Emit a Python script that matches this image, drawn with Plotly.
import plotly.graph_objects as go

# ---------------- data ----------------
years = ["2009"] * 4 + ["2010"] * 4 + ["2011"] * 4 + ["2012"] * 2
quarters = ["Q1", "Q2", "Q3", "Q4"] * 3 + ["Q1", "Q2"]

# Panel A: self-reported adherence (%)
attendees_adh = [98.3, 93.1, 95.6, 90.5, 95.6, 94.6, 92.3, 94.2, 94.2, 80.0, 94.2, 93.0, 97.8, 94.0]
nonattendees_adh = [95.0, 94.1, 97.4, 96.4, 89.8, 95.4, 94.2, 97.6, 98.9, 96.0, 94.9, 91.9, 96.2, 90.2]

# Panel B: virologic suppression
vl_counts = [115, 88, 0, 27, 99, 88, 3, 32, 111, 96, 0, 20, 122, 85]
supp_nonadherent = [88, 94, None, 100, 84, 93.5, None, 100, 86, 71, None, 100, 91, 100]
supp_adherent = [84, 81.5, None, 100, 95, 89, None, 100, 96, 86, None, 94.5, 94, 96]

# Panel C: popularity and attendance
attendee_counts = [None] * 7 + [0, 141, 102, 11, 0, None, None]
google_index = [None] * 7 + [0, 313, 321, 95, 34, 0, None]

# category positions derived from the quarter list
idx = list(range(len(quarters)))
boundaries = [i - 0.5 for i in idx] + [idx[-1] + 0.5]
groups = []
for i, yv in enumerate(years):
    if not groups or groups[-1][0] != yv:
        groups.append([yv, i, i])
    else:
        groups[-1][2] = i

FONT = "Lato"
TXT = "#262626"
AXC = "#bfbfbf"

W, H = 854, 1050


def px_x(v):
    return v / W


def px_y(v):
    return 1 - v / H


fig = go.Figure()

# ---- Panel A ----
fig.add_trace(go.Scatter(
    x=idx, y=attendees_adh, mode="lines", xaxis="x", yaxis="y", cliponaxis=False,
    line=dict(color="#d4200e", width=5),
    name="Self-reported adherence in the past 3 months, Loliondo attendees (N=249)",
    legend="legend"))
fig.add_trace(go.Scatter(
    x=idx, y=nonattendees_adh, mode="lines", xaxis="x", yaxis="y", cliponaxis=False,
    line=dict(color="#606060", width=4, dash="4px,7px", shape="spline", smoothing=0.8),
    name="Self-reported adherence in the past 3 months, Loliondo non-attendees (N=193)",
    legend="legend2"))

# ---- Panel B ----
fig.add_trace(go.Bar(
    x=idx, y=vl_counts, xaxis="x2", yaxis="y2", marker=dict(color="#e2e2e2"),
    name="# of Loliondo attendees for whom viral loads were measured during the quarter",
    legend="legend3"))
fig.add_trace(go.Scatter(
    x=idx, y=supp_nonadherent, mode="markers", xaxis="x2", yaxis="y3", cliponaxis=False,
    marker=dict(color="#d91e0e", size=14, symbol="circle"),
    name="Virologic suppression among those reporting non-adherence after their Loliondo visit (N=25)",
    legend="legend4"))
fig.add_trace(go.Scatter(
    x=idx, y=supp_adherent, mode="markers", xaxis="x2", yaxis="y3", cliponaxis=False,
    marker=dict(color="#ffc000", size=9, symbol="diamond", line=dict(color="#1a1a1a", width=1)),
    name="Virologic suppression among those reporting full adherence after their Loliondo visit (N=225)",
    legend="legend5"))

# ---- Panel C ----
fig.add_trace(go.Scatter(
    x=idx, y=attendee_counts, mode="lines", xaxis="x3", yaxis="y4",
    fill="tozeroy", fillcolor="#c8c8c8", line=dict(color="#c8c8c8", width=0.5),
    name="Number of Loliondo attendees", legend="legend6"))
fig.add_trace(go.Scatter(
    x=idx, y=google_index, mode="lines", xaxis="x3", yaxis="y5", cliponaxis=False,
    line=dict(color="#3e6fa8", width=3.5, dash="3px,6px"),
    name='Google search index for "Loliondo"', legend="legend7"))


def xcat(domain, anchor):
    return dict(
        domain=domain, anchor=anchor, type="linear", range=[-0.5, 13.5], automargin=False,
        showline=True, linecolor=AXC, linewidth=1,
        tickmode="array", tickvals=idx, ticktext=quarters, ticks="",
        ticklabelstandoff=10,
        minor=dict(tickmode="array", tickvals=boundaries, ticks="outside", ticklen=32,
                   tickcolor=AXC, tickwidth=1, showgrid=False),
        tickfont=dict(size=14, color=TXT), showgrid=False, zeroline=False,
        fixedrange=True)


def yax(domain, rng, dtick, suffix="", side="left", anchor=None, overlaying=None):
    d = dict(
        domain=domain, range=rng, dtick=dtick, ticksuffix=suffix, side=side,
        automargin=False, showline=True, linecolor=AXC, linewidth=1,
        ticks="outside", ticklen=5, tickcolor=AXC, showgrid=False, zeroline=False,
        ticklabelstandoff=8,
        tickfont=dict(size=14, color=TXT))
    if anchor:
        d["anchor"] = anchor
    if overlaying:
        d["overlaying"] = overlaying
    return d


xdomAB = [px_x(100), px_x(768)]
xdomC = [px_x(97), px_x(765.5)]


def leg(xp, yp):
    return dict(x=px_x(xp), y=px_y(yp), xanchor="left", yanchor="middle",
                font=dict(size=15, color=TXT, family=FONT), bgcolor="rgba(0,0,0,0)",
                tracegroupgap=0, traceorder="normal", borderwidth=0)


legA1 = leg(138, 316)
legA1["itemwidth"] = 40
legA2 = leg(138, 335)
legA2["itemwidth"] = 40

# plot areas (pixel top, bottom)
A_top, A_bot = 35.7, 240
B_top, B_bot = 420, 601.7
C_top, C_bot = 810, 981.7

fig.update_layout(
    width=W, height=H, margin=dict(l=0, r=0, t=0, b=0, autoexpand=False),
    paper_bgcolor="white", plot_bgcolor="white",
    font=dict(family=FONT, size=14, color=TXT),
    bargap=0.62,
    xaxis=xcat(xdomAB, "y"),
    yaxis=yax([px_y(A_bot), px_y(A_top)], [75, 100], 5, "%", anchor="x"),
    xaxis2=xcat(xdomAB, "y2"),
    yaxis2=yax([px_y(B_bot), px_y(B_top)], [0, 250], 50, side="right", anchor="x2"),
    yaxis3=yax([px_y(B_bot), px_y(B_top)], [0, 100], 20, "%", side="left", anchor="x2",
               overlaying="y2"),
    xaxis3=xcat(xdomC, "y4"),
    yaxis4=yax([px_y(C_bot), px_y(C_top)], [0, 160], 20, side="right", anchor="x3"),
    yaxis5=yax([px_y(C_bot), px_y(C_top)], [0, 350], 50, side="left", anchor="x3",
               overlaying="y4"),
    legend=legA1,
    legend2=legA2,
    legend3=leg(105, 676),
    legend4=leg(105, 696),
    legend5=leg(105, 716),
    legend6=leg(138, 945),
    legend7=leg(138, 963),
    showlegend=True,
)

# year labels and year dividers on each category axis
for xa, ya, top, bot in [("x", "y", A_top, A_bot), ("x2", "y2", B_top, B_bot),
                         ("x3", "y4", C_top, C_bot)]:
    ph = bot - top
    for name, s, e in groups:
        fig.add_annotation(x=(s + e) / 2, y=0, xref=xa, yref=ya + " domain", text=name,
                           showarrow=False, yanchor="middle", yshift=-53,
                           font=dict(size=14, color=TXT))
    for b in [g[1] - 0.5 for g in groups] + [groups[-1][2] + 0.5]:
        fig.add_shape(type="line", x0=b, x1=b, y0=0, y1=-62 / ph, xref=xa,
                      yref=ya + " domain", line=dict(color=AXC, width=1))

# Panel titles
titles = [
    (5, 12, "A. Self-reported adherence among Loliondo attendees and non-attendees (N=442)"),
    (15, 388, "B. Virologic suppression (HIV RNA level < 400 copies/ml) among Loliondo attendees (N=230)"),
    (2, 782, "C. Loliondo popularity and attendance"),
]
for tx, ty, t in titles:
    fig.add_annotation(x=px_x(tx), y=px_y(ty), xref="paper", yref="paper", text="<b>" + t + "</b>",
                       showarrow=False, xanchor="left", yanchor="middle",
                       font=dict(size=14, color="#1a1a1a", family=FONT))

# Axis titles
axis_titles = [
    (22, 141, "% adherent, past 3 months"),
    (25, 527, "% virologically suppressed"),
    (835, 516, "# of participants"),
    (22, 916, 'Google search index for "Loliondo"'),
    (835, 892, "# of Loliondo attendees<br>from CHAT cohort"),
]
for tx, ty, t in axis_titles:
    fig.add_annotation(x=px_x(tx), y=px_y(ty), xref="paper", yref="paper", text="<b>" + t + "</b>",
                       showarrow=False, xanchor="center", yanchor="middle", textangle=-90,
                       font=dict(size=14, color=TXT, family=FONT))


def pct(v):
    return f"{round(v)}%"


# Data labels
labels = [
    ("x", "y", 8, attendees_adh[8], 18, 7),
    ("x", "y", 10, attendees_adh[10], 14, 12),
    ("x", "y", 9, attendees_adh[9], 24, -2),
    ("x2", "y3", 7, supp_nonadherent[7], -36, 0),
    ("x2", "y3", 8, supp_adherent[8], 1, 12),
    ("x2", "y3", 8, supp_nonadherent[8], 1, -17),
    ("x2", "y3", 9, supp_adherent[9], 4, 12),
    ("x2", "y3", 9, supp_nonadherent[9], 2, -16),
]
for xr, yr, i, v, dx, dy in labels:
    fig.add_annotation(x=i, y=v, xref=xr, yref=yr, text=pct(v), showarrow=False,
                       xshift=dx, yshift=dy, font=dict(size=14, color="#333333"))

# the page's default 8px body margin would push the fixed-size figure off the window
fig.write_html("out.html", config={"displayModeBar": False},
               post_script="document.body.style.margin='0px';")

> _OBJECTIVE_: Print the listing above from its first line through the line with "91.9, 96.2, 90.2]", and stop there.

> _ANSWER TO THE PROBLEM_:
Emit a Python script that matches this image, drawn with Plotly.
import plotly.graph_objects as go

# ---------------- data ----------------
years = ["2009"] * 4 + ["2010"] * 4 + ["2011"] * 4 + ["2012"] * 2
quarters = ["Q1", "Q2", "Q3", "Q4"] * 3 + ["Q1", "Q2"]

# Panel A: self-reported adherence (%)
attendees_adh = [98.3, 93.1, 95.6, 90.5, 95.6, 94.6, 92.3, 94.2, 94.2, 80.0, 94.2, 93.0, 97.8, 94.0]
nonattendees_adh = [95.0, 94.1, 97.4, 96.4, 89.8, 95.4, 94.2, 97.6, 98.9, 96.0, 94.9, 91.9, 96.2, 90.2]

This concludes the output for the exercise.